= ZC Girls =

Japanese action figure line

ZC Girls is a series of Japanese action figures manufactured by ZC World. The product was inspired by the phenomenal success of the Cy Girls. The products were first released in 2009 to have a wide variety of modern occupations of the Lady's Mission.

==EVE Body design==
The original and current body design is called EVE. This design features 25 points of articulation, including removable arms as well as two rubber bodices to choose from. The bodices cover a T-shaped socket that hold the arms and head in place. The first bodice extends from the neck to the top of the ribcage to allow the abdominal joint to be more movable. The second bodice is a full-torso piece that covers the abdominal joint for a more realistic look, but with limited mobility.

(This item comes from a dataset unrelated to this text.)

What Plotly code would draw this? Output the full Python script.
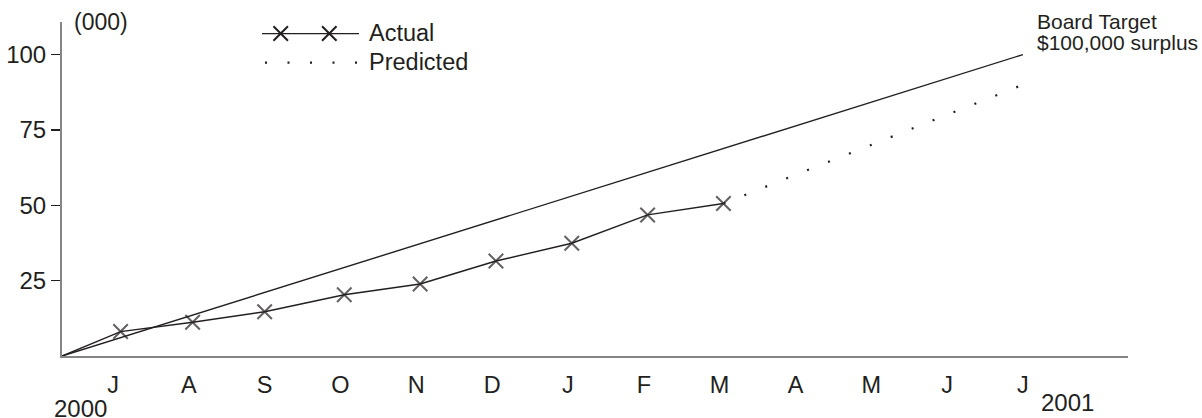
import plotly.graph_objects as go

# ---------------- data ----------------
months = ["J", "A", "S", "O", "N", "D", "J", "F", "M", "A", "M", "J", "J"]
month_pos = list(range(1, 14))
origin_x = 0.33

actual_x = [origin_x, 1.1, 2.05, 3.0, 4.05, 5.05, 6.05, 7.05, 8.05, 9.05]
actual_y = [0, 8.1, 11.2, 14.7, 20.3, 23.9, 31.5, 37.4, 46.8, 50.6]

target_x = [origin_x, 13.0]
target_y = [0, 100]

predicted_x = [9.05, 13.0]
predicted_y = [50.6, 90.0]

y_ticks = [25, 50, 75, 100]

# ---------------- layout geometry (px) ----------------
W, H = 1202, 418
PL, PR, PT, PB = 62, 1128, 21.7, 356.2
X_RANGE = [1 - (113 - PL) / 75.83, 1 + (PR - 113) / 75.83]
Y_RANGE = [0, 110.8]

def px_x(p):
    return (p - PL) / (PR - PL)

def px_y(p):
    return (PB - p) / (PB - PT)

INK = "#231f20"
AXIS = "#858585"
FONT = "Liberation Sans, Arial, sans-serif"
DOTS = "2px,20.5px"
MSIZE = 14.5
MLW = 2

fig = go.Figure()

fig.add_trace(go.Scatter(x=target_x, y=target_y, mode="lines",
                         line=dict(color=INK, width=1.4), showlegend=False,
                         hoverinfo="skip"))
fig.add_trace(go.Scatter(x=predicted_x, y=predicted_y, mode="lines",
                         line=dict(color=INK, width=2.2, dash=DOTS),
                         showlegend=False, hoverinfo="skip"))
fig.add_trace(go.Scatter(x=actual_x, y=actual_y, mode="lines+markers",
                         line=dict(color=INK, width=1.4),
                         marker=dict(symbol="x-thin",
                                     size=[0] + [MSIZE] * (len(actual_x) - 1),
                                     color=INK, line=dict(color=INK, width=MLW)),
                         showlegend=False, hoverinfo="skip", cliponaxis=False))

# manual legend key (paper-like overlay axes)
lg_line_x = [px_x(262), px_x(359)]
lg_mark_x = [px_x(280.7), px_x(329.3)]
lg_y1 = px_y(33.3)
lg_y2 = px_y(62.3)
fig.add_trace(go.Scatter(x=lg_line_x, y=[lg_y1, lg_y1], mode="lines",
                         line=dict(color=INK, width=1.4), xaxis="x2", yaxis="y2",
                         showlegend=False, hoverinfo="skip", cliponaxis=False))
fig.add_trace(go.Scatter(x=lg_mark_x, y=[lg_y1, lg_y1], mode="markers",
                         marker=dict(symbol="x-thin", size=MSIZE, color=INK,
                                     line=dict(color=INK, width=MLW)),
                         xaxis="x2", yaxis="y2", showlegend=False,
                         hoverinfo="skip", cliponaxis=False))
fig.add_trace(go.Scatter(x=[px_x(265), px_x(357)], y=[lg_y2, lg_y2], mode="lines",
                         line=dict(color=INK, width=2.2, dash=DOTS),
                         xaxis="x2", yaxis="y2", showlegend=False,
                         hoverinfo="skip", cliponaxis=False))

ann = []
def text(s, xp, yp, size, xanchor="left"):
    ann.append(dict(text=s, xref="paper", yref="paper", x=px_x(xp), y=px_y(yp),
                    xanchor=xanchor, yanchor="middle", showarrow=False,
                    font=dict(family=FONT, size=size, color=INK)))

text("Actual", 367, 32.5, 23.5)
text("Predicted", 367, 61.5, 23.5)
text("(000)", 71.5, 22, 23)
text("Board Target", 1035, 21.5, 21)
text("$100,000 surplus", 1035, 42.5, 21)
text("2000", 80, 409, 24, "center")
text("2001", 1067, 403, 24, "center")

fig.update_layout(
    width=W, height=H, autosize=False,
    margin=dict(l=PL, r=W - PR, t=PT, b=H - PB, pad=0, autoexpand=False),
    plot_bgcolor="white", paper_bgcolor="white",
    font=dict(family=FONT, color=INK),
    annotations=ann,
    xaxis=dict(range=X_RANGE, tickvals=month_pos, ticktext=months,
               showline=True, linecolor=AXIS, linewidth=2, showgrid=False,
               zeroline=False, ticks="outside", ticklen=7, automargin=False,
               tickcolor="rgba(0,0,0,0)", tickfont=dict(size=23.5, color=INK)),
    yaxis=dict(range=Y_RANGE, tickvals=y_ticks, showline=True, linecolor=AXIS,
               linewidth=2, showgrid=False, zeroline=False, ticks="outside",
               ticklen=9, tickwidth=1.2, tickcolor=INK, automargin=False,
               tickfont=dict(size=24, color=INK)),
    yaxis3=dict(range=Y_RANGE, tickvals=y_ticks, overlaying="y", anchor="x",
                side="left", showline=False, showgrid=False, zeroline=False,
                ticks="inside", ticklen=9, tickwidth=1.2, tickcolor=INK,
                showticklabels=False, automargin=False),
    xaxis2=dict(range=[0, 1], overlaying="x", anchor="y2", visible=False,
                automargin=False),
    yaxis2=dict(range=[0, 1], overlaying="y", anchor="x2", visible=False,
                automargin=False),
)

fig.write_html("out.html",
               config={"displayModeBar": False, "staticPlot": True},
               post_script="document.body.style.margin='0';"
                           "document.body.style.overflow='hidden';")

The dolls in this category included the following: Julia, a futuristic soldier dressed in a black torso body suit with body armor; Katy, an assassin in a black vinyl corset with matching gloves; Black Angel, a blonde spy in a black catsuit with a reptile scale pattern; White Archer, a long-haired redhead in a white jacket and shorts with matching high heel boots; Rose, a crimson redhead in a white corset, mini jacket, stockings and high heel boots; Cat, a black-haired white lady in a leather catsuit with a matching mask; Kelly, a short haired redhead in a white lace-up tank top, with leather shorts, gloves, high heel boots, and a matching cap; Janice, a blonde in a black Playboy Bunny suit with a witch's cloak, mask and hat; Lucci, a long haired brunette in a pink nurses uniform; Janny, an office manager in a black women's business suit and slacks; Ice, an auburn redhead in a blue vinyl corset, with matching high heel boots and black stockings; Wolf, an Auburn assassin in black leather shorts, gloves and high heel boots with a heavy assault rifle; Ada, a black-haired mistress in a black corset and stockings; and Nikita, a redhead Russian spy in a black women's business suit with a suitcase containing a small arsenal of weapons.

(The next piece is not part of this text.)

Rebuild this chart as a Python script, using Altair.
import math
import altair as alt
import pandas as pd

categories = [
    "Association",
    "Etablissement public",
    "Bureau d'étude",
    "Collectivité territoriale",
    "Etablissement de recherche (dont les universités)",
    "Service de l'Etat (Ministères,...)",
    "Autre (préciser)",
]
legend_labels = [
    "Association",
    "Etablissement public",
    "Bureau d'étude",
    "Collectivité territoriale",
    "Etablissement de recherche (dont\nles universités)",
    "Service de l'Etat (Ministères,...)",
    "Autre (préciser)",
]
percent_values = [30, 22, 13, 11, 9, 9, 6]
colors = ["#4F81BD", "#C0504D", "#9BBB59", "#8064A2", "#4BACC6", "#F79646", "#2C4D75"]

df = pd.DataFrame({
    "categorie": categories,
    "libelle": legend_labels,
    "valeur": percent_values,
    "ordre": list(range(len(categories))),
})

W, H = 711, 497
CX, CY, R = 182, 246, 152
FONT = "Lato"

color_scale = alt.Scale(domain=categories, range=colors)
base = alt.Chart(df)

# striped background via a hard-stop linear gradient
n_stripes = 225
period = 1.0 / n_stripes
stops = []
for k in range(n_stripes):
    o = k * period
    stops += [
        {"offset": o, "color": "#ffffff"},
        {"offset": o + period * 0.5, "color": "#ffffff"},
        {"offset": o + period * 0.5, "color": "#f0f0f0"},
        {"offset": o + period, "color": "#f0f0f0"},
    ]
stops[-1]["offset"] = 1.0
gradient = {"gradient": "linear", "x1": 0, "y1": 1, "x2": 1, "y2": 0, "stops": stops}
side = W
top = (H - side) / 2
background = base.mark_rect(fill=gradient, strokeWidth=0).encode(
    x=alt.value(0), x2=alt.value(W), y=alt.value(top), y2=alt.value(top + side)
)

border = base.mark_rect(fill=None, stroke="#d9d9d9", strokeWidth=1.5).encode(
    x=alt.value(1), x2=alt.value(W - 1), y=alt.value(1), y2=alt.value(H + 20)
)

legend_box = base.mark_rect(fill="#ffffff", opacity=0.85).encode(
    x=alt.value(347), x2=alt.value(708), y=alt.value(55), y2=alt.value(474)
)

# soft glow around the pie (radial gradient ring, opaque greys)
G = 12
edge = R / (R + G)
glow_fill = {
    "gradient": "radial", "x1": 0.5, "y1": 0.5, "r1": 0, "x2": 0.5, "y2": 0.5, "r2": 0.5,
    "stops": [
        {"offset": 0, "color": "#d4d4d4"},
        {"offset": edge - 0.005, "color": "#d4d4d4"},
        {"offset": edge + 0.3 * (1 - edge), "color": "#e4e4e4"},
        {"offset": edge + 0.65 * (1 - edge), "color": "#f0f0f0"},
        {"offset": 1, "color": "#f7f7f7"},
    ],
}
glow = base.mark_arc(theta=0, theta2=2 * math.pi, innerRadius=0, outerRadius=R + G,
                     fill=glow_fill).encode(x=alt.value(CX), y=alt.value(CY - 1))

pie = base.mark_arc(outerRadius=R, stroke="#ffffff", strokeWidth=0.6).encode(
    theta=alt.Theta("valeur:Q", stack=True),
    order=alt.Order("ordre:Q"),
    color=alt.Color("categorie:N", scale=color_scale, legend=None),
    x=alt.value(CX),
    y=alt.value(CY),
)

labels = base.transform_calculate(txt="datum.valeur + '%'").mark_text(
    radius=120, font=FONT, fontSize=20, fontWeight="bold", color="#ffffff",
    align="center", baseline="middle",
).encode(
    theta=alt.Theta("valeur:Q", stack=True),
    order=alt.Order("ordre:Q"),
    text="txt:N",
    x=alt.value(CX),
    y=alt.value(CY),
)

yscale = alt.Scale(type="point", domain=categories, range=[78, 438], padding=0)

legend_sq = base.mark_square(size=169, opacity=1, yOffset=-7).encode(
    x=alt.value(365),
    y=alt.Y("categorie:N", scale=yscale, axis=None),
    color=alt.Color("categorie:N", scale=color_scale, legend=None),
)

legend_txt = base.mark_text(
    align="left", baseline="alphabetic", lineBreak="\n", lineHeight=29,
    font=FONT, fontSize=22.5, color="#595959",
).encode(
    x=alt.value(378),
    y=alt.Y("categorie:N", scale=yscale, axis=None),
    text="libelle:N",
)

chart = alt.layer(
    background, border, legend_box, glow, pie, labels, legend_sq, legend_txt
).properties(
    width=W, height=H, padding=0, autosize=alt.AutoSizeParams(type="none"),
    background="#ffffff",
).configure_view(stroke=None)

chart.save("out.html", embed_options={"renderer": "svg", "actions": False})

==Eye Rotation Technique (ERT)==
The second variation was known as the Eye Rotation Technique also known as ERT. This variation had the same EVE body but with a new head, with eye sockets inside, so that it could be opened to change the eyeballs to a different iris color. The dolls in this category included the following: Carol, a bank robber, dressed in a brown sleeveless leather jumpsuit, red leather coat and white clown mask; Risa, a redhead ninja in a blue vinyl vest and glittering body suit; Rosanna, a blonde Biker in a black leather jacket and slacks; Kathy, a black-haired nerd in a black dress, stockings, black leather jacket and pink horn-rimmed glasses; Rebecca, a redhead cowgirl in bluejeans, chaps, a red leather coat, western boots and hat; Muriel, an auburn sniper in a beige uniform with a bullet-proof vest and knee pads; and Queenie, a burlesque dancer with red highlighted black hair in a black and red corset with black lace-up boots and a mini crown.